CONWIP uses cards to control the number of WIPs. For example, no part is allowed to enter
the system without a card (authority). After a finished part is completed at the last
workstation, a card is transferred to the first workstation and a new part is pushed into the
sequential process route.
CONWIP is a closed production management system in which a fixed number of containers
(or cards) traverse a circuit that includes the entire production line. When a container reaches
the end of the line the finished product is removed. The container is then sent back to the
beginning of the line where it waits in a queue to receive another batch of items. During each
container's cycle all items in the container are of the same type. The amount of material put
into the container is set by a predetermined transfer lot size. Since CONWIP systems are
closed manufacturing systems, as is Kanban, they have certain advantages over open systems
like : easier control, smaller variances, and smaller average Work In Process (WIP) levels
(and thus also shorter flow times) for the same throughput.
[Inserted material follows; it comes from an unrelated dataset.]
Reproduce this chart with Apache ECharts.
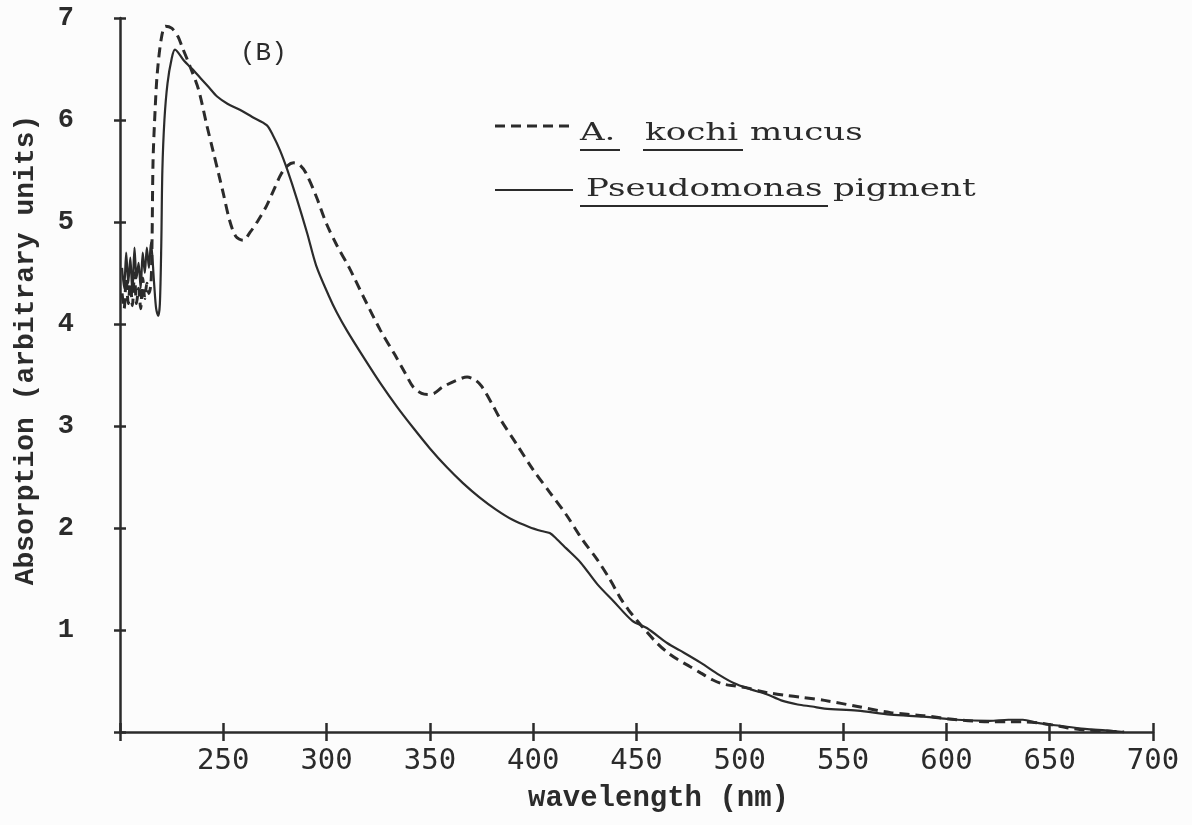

They are also self-regulating.

CONWIP SYSTEM

CONWIP advantages over Kanban:


(1) they are very robust regarding changes in the production environment and are easier to
forecast.
(2) they easily handle the introduction of new products and changes in the product mix
(3) they cope with flowshop operation with large set-up times and permit a large product mix
(4) CONWIP systems also yield larger throughput than Kanban Systems for the same number
of containers (maximum inventory), even for systems with yield loses.